The cable industry is squabbling with two key Senate Democrats over their new report lambasting the lack of choice and competition in the US pay-TV set-top box market and calling for new restrictions on integrated cable set-tops.
The National Cable & Telecommunications Association (NCTA) fired off a sharp retort to Sens. Edward Markey (D-Mass.) and Richard Blumenthal (D-Conn.) Thursday after the two lawmakers released their report. The cable trade group refuted the assertion by the two senators that pay-TV subscribers are shelling out too much to rent their set-tops and that the set-top market lacks real competition.
"In today's competitive video marketplace, American consumers have a growing number of choices of video providers and ways to access video content on multiple devices in and out of the home," the NCTA said in its statement. "Retail devices including TiVo, Roku and Apple TV have been purchased by tens of millions of consumers. Pay TV and content providers have embraced the mobile marketplace and offer robust apps that have been downloaded 52 million times on Apple and Android devices."
The report by Blumenthal and Markey, based on information gathered from pay-TV providers late last year, found that an overwhelming 99% of American consumers rent their set-top boxes directly from their pay-TV providers rather than buy the boxes at retail. That's despite repeated attempts by Congress and the Federal Communications Commission (FCC) to crack open the set-top market and make it much more competitive.
"Consumers should have the same range of choices for their video set-top boxes as they have for their mobile phones," Markey said. "Consumers should not be forced to rent video boxes from their pay-TV provider in perpetuity."
The Markey-Blumenthal study also found out that the average US pay-TV household spends about $89 a year renting a single set-top, or $7.43 a month. With pay-TV customers renting an average of 2.6 set-tops per household, that total translates to subscribers spending $232 a year on all STB rental fees, assuming no discounts for multiple boxes in the home.

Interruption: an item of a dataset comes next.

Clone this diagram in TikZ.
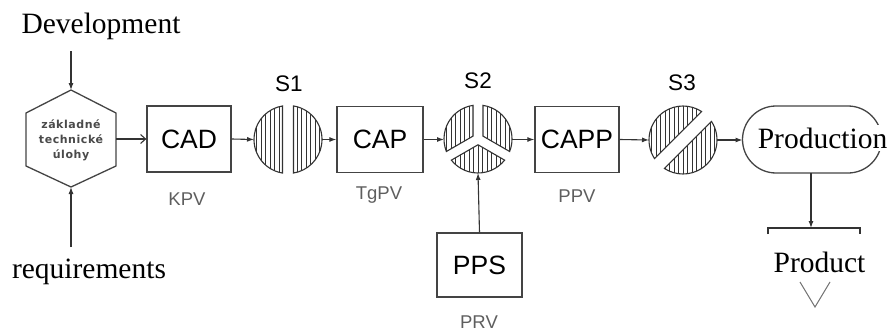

Further, the report estimates that the total US set-top rental market may be worth more than $19.5 billion a year, based on publicly available data indicating that there are approximately 221 million leased set-tops installed in pay-TV homes today.
Expressing regret that Congress killed the CableCARD mandate when it passed the STELA Reauthorization Act of 2014 last fall, the two senators are calling for some new kind of ban or restriction on integrated cable set-tops. "We need a new, national consumer-friendly standard that will allow consumers to choose their own video box irrespective from their pay-TV provider," Markey said. (See Obama Signs CableCARD Death Warrant.)

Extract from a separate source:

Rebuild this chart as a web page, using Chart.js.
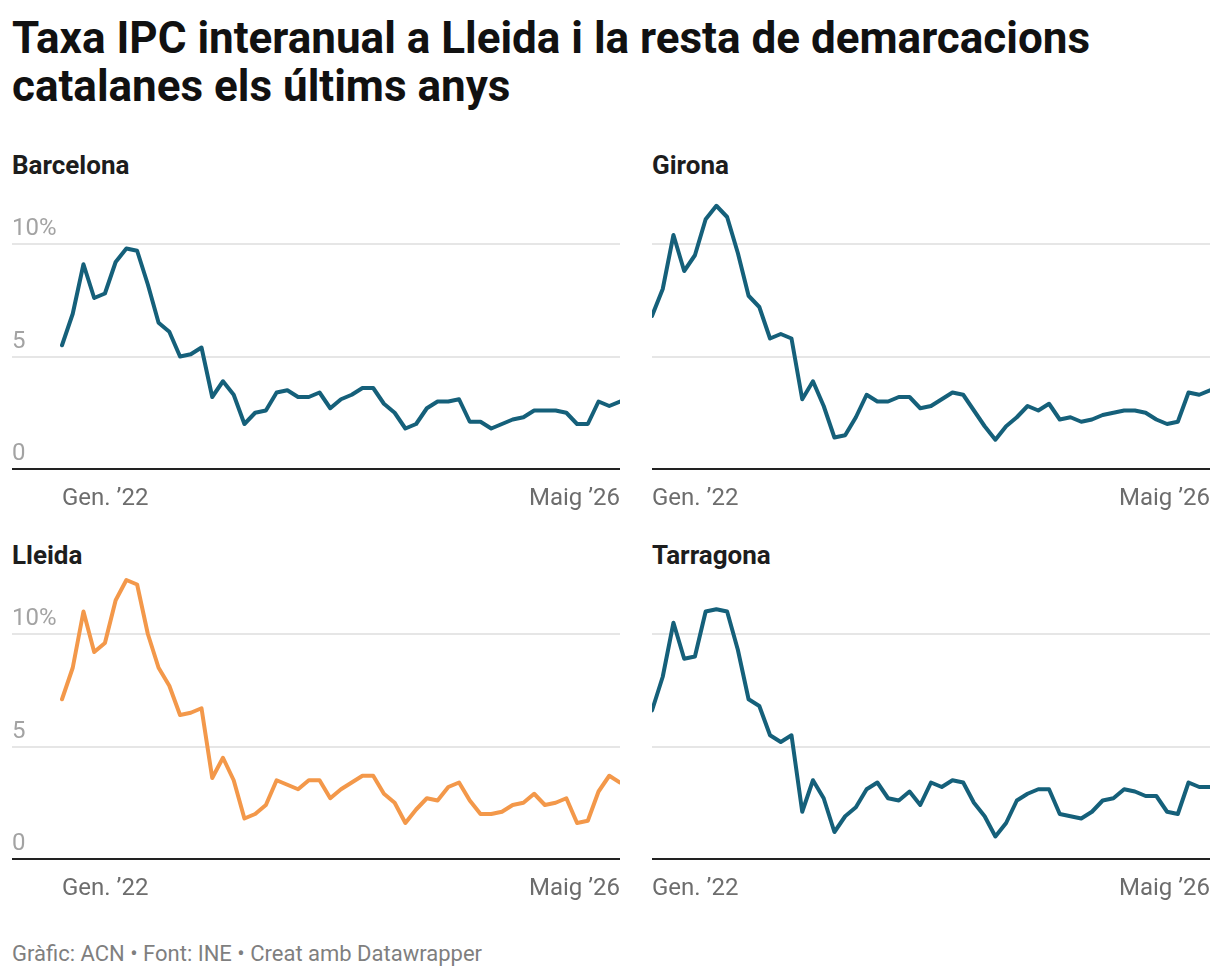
<!DOCTYPE html>
<html>
<head>
<meta charset="utf-8">
<script src="https://cdn.jsdelivr.net/npm/chart.js@4"></script>
<style>
  body { margin: 0; background: #fff; font-family: Roboto, sans-serif; }
  #wrap { position: relative; width: 1220px; height: 976px; overflow: hidden; }
  .title { position: absolute; left: 12px; top: 14px; font-size: 44px; line-height: 48px; font-weight: 700; color: #111; }
  .panel-title { position: absolute; font-size: 26px; line-height: 30px; font-weight: 700; color: #1d1d1d; }
  .box { position: absolute; }
  .box canvas { display: block; }
  .footer { position: absolute; left: 12px; top: 941px; font-size: 22px; line-height: 26px; color: #7f7f7f; }
</style>
</head>
<body>
<div id="wrap">
  <div class="title">Taxa IPC interanual a Lleida i la resta de demarcacions<br>catalanes els últims anys</div>

  <div class="panel-title" style="left:12px; top:150px;">Barcelona</div>
  <div class="panel-title" style="left:652px; top:150px;">Girona</div>
  <div class="panel-title" style="left:12px; top:540px;">Lleida</div>
  <div class="panel-title" style="left:652px; top:540px;">Tarragona</div>

  <div class="box" style="left:12px; top:181px;"><canvas id="bcn" width="608" height="334"></canvas></div>
  <div class="box" style="left:652px; top:181px;"><canvas id="gir" width="558" height="334"></canvas></div>
  <div class="box" style="left:12px; top:571px;"><canvas id="lle" width="608" height="334"></canvas></div>
  <div class="box" style="left:652px; top:571px;"><canvas id="tgn" width="558" height="334"></canvas></div>

  <div class="footer">Gràfic: ACN • Font: INE • Creat amb Datawrapper</div>
</div>

<script>
// monthly series, Jan 2022 .. May 2026 (53 months)
const barcelona = [5.5, 6.9, 9.1, 7.6, 7.8, 9.2, 9.8, 9.7, 8.2, 6.5, 6.1, 5.0, 5.1, 5.4, 3.2, 3.9, 3.3, 2.0, 2.5, 2.6,
  3.4, 3.5, 3.2, 3.2, 3.4, 2.7, 3.1, 3.3, 3.6, 3.6, 2.9, 2.5, 1.8, 2.0, 2.7, 3.0, 3.0, 3.1, 2.1, 2.1,
  1.8, 2.0, 2.2, 2.3, 2.6, 2.6, 2.6, 2.5, 2.0, 2.0, 3.0, 2.8, 3.0];
const girona = [6.8, 8.0, 10.4, 8.8, 9.5, 11.1, 11.7, 11.2, 9.6, 7.7, 7.2, 5.8, 6.0, 5.8, 3.1, 3.9, 2.8, 1.4, 1.5, 2.3,
  3.3, 3.0, 3.0, 3.2, 3.2, 2.7, 2.8, 3.1, 3.4, 3.3, 2.6, 1.9, 1.3, 1.9, 2.3, 2.8, 2.6, 2.9, 2.2, 2.3,
  2.1, 2.2, 2.4, 2.5, 2.6, 2.6, 2.5, 2.2, 2.0, 2.1, 3.4, 3.3, 3.5];
const lleida = [7.1, 8.5, 11.0, 9.2, 9.6, 11.5, 12.4, 12.2, 10.0, 8.5, 7.7, 6.4, 6.5, 6.7, 3.6, 4.5, 3.5, 1.8, 2.0, 2.4,
  3.5, 3.3, 3.1, 3.5, 3.5, 2.7, 3.1, 3.4, 3.7, 3.7, 2.9, 2.5, 1.6, 2.2, 2.7, 2.6, 3.2, 3.4, 2.6, 2.0,
  2.0, 2.1, 2.4, 2.5, 2.9, 2.4, 2.5, 2.7, 1.6, 1.7, 3.0, 3.7, 3.4];
const tarragona = [6.6, 8.1, 10.5, 8.9, 9.0, 11.0, 11.1, 11.0, 9.3, 7.1, 6.8, 5.5, 5.2, 5.5, 2.1, 3.5, 2.7, 1.2, 1.9, 2.3,
  3.1, 3.4, 2.7, 2.6, 3.0, 2.4, 3.4, 3.2, 3.5, 3.4, 2.5, 1.9, 1.0, 1.6, 2.6, 2.9, 3.1, 3.1, 2.0, 1.9,
  1.8, 2.1, 2.6, 2.7, 3.1, 3.0, 2.8, 2.8, 2.1, 2.0, 3.4, 3.2, 3.2];

const xTickIndex = [0, 52];
const xTickLabels = ["Gen. ’22", "Maig ’26"];
const yTicks = [0, 5, 10];
const yTickLabels = ["0", "5", "10%"];

const BLUE = "#15607a";
const ORANGE = "#f3984a";

Chart.defaults.font.family = "Roboto";

// drop the label padding chart.js adds around the plot area
function noPadding(s) {
    s.paddingLeft = 0;
    s.paddingRight = 0;
    s.paddingTop = 0;
    s.paddingBottom = 0;
}

function makeChart(id, values, color, withLabels) {
    const points = values.map((v, i) => ({ x: i, y: v }));

    const config = {
        type: "line",
        data: {
            datasets: [
                {
                    data: points,
                    borderColor: color,
                    borderWidth: 4,
                    pointRadius: 0,
                    pointHoverRadius: 0,
                    tension: 0,
                    borderJoinStyle: "round",
                    borderCapStyle: "round",
                },
            ],
        },
        options: {
            responsive: false,
            animation: false,
            layout: { padding: 0, autoPadding: false },
            plugins: { legend: { display: false }, tooltip: { enabled: false } },
            scales: {
                x: {
                    type: "linear",
                    // left panels leave room for the y labels
                    min: withLabels ? -4.66 : 0,
                    max: 52,
                    grid: { display: false, drawTicks: false },
                    border: { display: true, color: "#222", width: 2 },
                    afterBuildTicks: (s) => { s.ticks = xTickIndex.map((v) => ({ value: v })); },
                    afterFit: (s) => { s.height = 46; noPadding(s); },
                    ticks: {
                        align: "inner",
                        autoSkip: false,
                        maxRotation: 0,
                        padding: 16,
                        color: "#6d6d6d",
                        font: { size: 24 },
                        callback: (v, i) => xTickLabels[i],
                    },
                },
                y: {
                    min: 0,
                    max: 12.8,
                    afterBuildTicks: (s) => { s.ticks = yTicks.map((v) => ({ value: v })); },
                    afterFit: (s) => { s.width = 0; noPadding(s); },
                    border: { display: false },
                    grid: {
                        drawTicks: false,
                        lineWidth: 2,
                        color: (c) => (c.tick && c.tick.value === 0 ? "rgba(0,0,0,0)" : "#e6e6e6"),
                    },
                    ticks: {
                        display: withLabels,
                        mirror: true,
                        padding: 0,
                        labelOffset: -15,
                        color: "#a3a3a3",
                        font: { size: 24 },
                        callback: (v, i) => yTickLabels[i],
                    },
                },
            },
        },
    };

    return new Chart(document.getElementById(id), config);
}

makeChart("bcn", barcelona, BLUE, true);
makeChart("gir", girona, BLUE, false);
makeChart("lle", lleida, ORANGE, true);
makeChart("tgn", tarragona, BLUE, false);
</script>
</body>
</html>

Not surprisingly, the NCTA, which fought long and hard to eliminate the dreaded CableCARD mandate, vehemently disagrees. "In 2014, an overwhelmingly bipartisan Congress wisely enacted legislation that sunset an unnecessary and expensive mandate that saddles consumers of cable leased set-top boxes with high costs and higher energy bills," the group said. "And as even TiVo has acknowledged, elimination of the integration ban will not affect the market for retail devices and CableCARDs will continue to be available. It's unfortunate the Senators Markey and Blumenthal continue to misrepresent the text and impact of the STELAR Act."